Delete any part or process you can. You can add them back later. If you do not end up adding back 10%, you didn’t delete enough.
Simplify and optimize: This must come after step two.
4: accelerate cycle time: every process can be speeded up
Automate: This must come last after all the kinks are worked out and requirements are questioned.
Management rules that go with it:
All technical managers must have hands-on experience.
Camaraderie is dangerous because it makes it hard for people to challenge each other's work.
It's OK to be wrong, just don't be confident and wrong.
Never ask your troops to do something you’re not willing to do.
When hiring, look for people with the right attitude; skills can be taught but an attitude change requires a human transplant.
“open butthole” opens the Tesla charging port.
Say open butthole to a Tesla and it will open its charging port in the back😂
China manufacturing can become the majority of output.
Elon got China to make Teslas without a joint venture and now they are making over half of their production.
Selling "stuff" can be a values statement.
Elon sold all of his California houses so he wasn't a billionaire with "stuff."
Sometimes hiring happens because you wait in the right place long enough.
Kiko Dontchev waited for five hours in front of Musk's cubicle and got hired on the spot.
Some leaders will fire fast, even if there’s history.
Musk would fire many employees, even ones he had history with if they couldn’t keep up.
Starlink became leverage in a war context.
Musk sent over some Starlink satellites to help Ukraine, then told engineers to turn the Starlink satellites off in an area when Ukraine wanted to use them to go on the offensive.

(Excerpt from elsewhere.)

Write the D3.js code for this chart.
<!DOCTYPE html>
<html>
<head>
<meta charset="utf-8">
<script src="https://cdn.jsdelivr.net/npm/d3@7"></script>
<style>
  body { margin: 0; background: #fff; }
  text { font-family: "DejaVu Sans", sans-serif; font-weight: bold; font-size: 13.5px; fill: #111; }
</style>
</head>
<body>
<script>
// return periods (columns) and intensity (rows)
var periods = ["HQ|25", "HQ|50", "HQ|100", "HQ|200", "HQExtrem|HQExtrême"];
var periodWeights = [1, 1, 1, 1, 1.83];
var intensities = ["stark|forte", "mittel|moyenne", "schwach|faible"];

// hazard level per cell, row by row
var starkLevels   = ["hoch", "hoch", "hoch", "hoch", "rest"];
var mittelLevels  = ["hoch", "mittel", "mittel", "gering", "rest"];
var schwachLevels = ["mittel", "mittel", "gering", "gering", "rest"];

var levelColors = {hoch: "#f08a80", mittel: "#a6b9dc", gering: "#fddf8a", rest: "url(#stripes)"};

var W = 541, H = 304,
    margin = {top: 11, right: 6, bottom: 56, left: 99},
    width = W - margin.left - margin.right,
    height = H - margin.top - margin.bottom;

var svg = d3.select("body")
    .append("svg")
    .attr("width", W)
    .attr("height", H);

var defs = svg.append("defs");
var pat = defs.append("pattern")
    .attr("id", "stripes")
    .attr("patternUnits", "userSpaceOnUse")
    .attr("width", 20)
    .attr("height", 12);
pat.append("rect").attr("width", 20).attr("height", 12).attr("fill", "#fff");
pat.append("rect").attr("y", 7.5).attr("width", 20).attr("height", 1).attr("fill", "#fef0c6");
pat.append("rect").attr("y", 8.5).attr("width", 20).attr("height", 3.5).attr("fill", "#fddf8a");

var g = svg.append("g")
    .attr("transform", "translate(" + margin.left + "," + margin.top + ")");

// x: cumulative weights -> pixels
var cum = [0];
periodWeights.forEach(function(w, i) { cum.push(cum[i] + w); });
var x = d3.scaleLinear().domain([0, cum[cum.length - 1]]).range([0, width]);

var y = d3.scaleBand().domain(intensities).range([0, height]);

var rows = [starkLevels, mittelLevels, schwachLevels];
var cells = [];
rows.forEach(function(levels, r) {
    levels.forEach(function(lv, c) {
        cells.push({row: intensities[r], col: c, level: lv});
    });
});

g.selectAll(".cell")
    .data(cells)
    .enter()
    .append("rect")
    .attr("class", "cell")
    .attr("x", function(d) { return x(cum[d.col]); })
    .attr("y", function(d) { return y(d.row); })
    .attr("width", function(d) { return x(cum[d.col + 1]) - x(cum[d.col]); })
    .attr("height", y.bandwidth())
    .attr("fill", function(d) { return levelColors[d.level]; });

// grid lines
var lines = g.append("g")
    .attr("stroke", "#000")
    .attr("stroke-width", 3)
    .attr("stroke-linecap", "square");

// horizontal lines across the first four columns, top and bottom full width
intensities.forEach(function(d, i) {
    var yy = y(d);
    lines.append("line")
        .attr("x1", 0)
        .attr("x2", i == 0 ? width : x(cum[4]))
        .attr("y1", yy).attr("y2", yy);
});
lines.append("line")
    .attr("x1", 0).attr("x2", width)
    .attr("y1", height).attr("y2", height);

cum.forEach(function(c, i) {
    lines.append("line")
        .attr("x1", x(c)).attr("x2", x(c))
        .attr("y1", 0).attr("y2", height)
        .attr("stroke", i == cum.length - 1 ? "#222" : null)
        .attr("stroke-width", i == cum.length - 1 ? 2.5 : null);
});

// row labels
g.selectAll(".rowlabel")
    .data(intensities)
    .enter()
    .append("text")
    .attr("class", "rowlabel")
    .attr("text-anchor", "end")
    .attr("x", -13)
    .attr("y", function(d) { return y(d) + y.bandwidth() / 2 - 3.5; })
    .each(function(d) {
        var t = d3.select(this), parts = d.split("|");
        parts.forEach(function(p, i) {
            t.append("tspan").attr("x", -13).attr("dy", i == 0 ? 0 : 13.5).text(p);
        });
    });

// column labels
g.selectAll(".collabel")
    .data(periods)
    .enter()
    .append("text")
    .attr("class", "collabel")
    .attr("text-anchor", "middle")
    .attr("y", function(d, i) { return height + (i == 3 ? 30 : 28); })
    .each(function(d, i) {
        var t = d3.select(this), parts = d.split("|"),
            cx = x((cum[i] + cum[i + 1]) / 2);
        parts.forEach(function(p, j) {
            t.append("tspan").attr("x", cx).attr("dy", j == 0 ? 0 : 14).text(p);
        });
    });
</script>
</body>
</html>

Family beliefs can get weird.
Elon's dad became a conspiracy theorist who liked Putin and Trump. He said vaccines are dangerous and Elon came to share that belief.
Product visions can get negotiated down into something shippable.
Robotaxi with no steering wheel changed into aiming for a $25,000 mass market car that doubles as a robotaxi instead.
He preferred "hardcore" over "psychological safety."
He didn't like days of rest for "psychological safety"; he preferred "hardcore" and believed discomfort was a good thing. He also doesn't like work-life balance.
Culture clashes can turn into mass firings.
He fired the woman in charge of marketing and people at Twitter, later fired 75% of Twitter. The Twitter situation was bad.
Changing identity systems creates chaos.
Elon introduced the blue check mark and people began impersonating other people and someone said: “BREAKING: A second Tesla has hit the World Trade Center.”
Neuralink's stated goal shifted.
Neuralink is now about curing blindness, deafness, and paralysis instead of moving computer mice with your mind.
Free speech has exceptions when it gets personal.
Even though he was for free speech, he banned Elonjet after someone was stalking his bodyguard and his son.
Sometimes “do it yourself” is literal.
Elon grabs a knife, goes under the floor, and disconnects the cables himself😂
He started X.AI to create a safe AI.
He started with making chatbots similar to ChatGPT and will eventually use all of Tesla's video footage and Twitter's data to make an AI that can react with the real world.
Risk is part of the learning plan.
Starship was self-destruct; this was their goal and they learned a lot. Instead of risk-proofing everything, he made some risky moves that might fail but that they can learn from. He thinks if all they did was try to eliminate all risk, they wouldn't go anywhere.